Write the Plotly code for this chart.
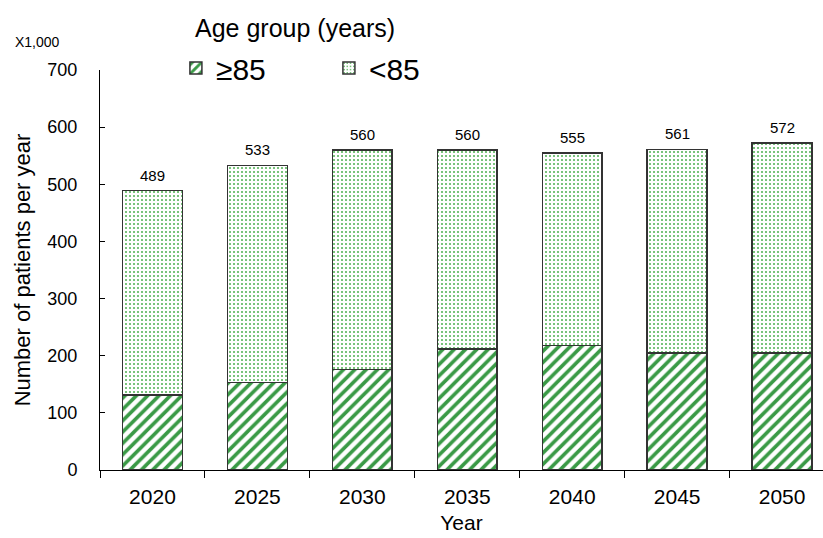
import plotly.graph_objects as go

years = ["2020", "2025", "2030", "2035", "2040", "2045", "2050"]
over85 = [131, 153, 176, 212, 218, 205, 205]
under85 = [358, 380, 384, 348, 337, 356, 367]
totals = [489, 533, 560, 560, 555, 561, 572]
y_ticks = [0, 100, 200, 300, 400, 500, 600, 700]

FONT = "Liberation Sans, Arial, sans-serif"
GREEN = "#3a9a46"
DOT = "#4caf50"

fig = go.Figure()
fig.add_trace(go.Bar(
    x=years, y=over85, name="≥85", width=0.57,
    marker=dict(color="white", line=dict(color="#333333", width=1.5),
                pattern=dict(shape="/", fgcolor=GREEN, bgcolor="white",
                             size=8, solidity=0.45, fillmode="overlay", fgopacity=1)),
))
fig.add_trace(go.Bar(
    x=years, y=under85, name="<85", width=0.57,
    marker=dict(color="white", line=dict(color="#333333", width=1.5),
                pattern=dict(shape=".", fgcolor=DOT, bgcolor="white",
                             size=4, solidity=0.2, fillmode="overlay", fgopacity=1)),
))

annotations = [dict(
    x=i, y=t, text=str(t), xref="x", yref="y", showarrow=False,
    yanchor="bottom", yshift=5, font=dict(size=15, family=FONT, color="black"),
) for i, t in enumerate(totals)]
annotations.append(dict(
    text="X1,000", xref="paper", yref="paper", x=-0.12, y=1.07,
    xanchor="left", yanchor="middle", showarrow=False,
    font=dict(size=14, family=FONT, color="black"),
))
annotations.append(dict(
    text="Age group (years)", xref="paper", yref="paper", x=0.1286, y=1.106,
    xanchor="left", yanchor="middle", showarrow=False,
    font=dict(size=25, family=FONT, color="black"),
))

fig.update_layout(
    width=823, height=538,
    margin=dict(l=100, r=0, t=70, b=68),
    barmode="stack",
    plot_bgcolor="white", paper_bgcolor="white",
    font=dict(family=FONT, color="black"),
    showlegend=True,
    legend=dict(
        orientation="h", x=0.105, y=1.07, xanchor="left", yanchor="top",
        font=dict(size=30), entrywidth=108, bgcolor="rgba(0,0,0,0)",
        traceorder="normal",
    ),
    xaxis=dict(
        type="category", range=[-0.5, 6.39],
        showline=True, linecolor="black", linewidth=1,
        ticks="outside", tickson="boundaries", ticklen=7, tickcolor="black",
        tickfont=dict(size=21), showgrid=False, ticklabelstandoff=8,
        title=dict(text="Year", font=dict(size=21), standoff=8),
    ),
    yaxis=dict(
        range=[0, 700], tickvals=y_ticks,
        showline=True, linecolor="black", linewidth=1,
        ticks="inside", ticklen=5, tickcolor="black",
        tickfont=dict(size=18), showgrid=False, zeroline=False,
        ticklabelstandoff=18,
        title=dict(text="Number of patients per year", font=dict(size=22), standoff=10),
    ),
    annotations=annotations,
)

fig.write_html("out.html")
··········
Each line of the material must be retyped exactly, except that images are omitted.

Write the Plotly code for this chart.
import plotly.graph_objects as go

years = ["2020", "2025", "2030", "2035", "2040", "2045", "2050"]
over85 = [131, 153, 176, 212, 218, 205, 205]
under85 = [358, 380, 384, 348, 337, 356, 367]
totals = [489, 533, 560, 560, 555, 561, 572]
y_ticks = [0, 100, 200, 300, 400, 500, 600, 700]

FONT = "Liberation Sans, Arial, sans-serif"
GREEN = "#3a9a46"
DOT = "#4caf50"

fig = go.Figure()
fig.add_trace(go.Bar(
    x=years, y=over85, name="≥85", width=0.57,
    marker=dict(color="white", line=dict(color="#333333", width=1.5),
                pattern=dict(shape="/", fgcolor=GREEN, bgcolor="white",
                             size=8, solidity=0.45, fillmode="overlay", fgopacity=1)),
))
fig.add_trace(go.Bar(
    x=years, y=under85, name="<85", width=0.57,
    marker=dict(color="white", line=dict(color="#333333", width=1.5),
                pattern=dict(shape=".", fgcolor=DOT, bgcolor="white",
                             size=4, solidity=0.2, fillmode="overlay", fgopacity=1)),
))

annotations = [dict(
    x=i, y=t, text=str(t), xref="x", yref="y", showarrow=False,
    yanchor="bottom", yshift=5, font=dict(size=15, family=FONT, color="black"),
) for i, t in enumerate(totals)]
annotations.append(dict(
    text="X1,000", xref="paper", yref="paper", x=-0.12, y=1.07,
    xanchor="left", yanchor="middle", showarrow=False,
    font=dict(size=14, family=FONT, color="black"),
))
annotations.append(dict(
    text="Age group (years)", xref="paper", yref="paper", x=0.1286, y=1.106,
    xanchor="left", yanchor="middle", showarrow=False,
    font=dict(size=25, family=FONT, color="black"),
))

fig.update_layout(
    width=823, height=538,
    margin=dict(l=100, r=0, t=70, b=68),
    barmode="stack",
    plot_bgcolor="white", paper_bgcolor="white",
    font=dict(family=FONT, color="black"),
    showlegend=True,
    legend=dict(
        orientation="h", x=0.105, y=1.07, xanchor="left", yanchor="top",
        font=dict(size=30), entrywidth=108, bgcolor="rgba(0,0,0,0)",
        traceorder="normal",
    ),
    xaxis=dict(
        type="category", range=[-0.5, 6.39],
        showline=True, linecolor="black", linewidth=1,
        ticks="outside", tickson="boundaries", ticklen=7, tickcolor="black",
        tickfont=dict(size=21), showgrid=False, ticklabelstandoff=8,
        title=dict(text="Year", font=dict(size=21), standoff=8),
    ),
    yaxis=dict(
        range=[0, 700], tickvals=y_ticks,
        showline=True, linecolor="black", linewidth=1,
        ticks="inside", ticklen=5, tickcolor="black",
        tickfont=dict(size=18), showgrid=False, zeroline=False,
        ticklabelstandoff=18,
        title=dict(text="Number of patients per year", font=dict(size=22), standoff=10),
    ),
    annotations=annotations,
)

fig.write_html("out.html")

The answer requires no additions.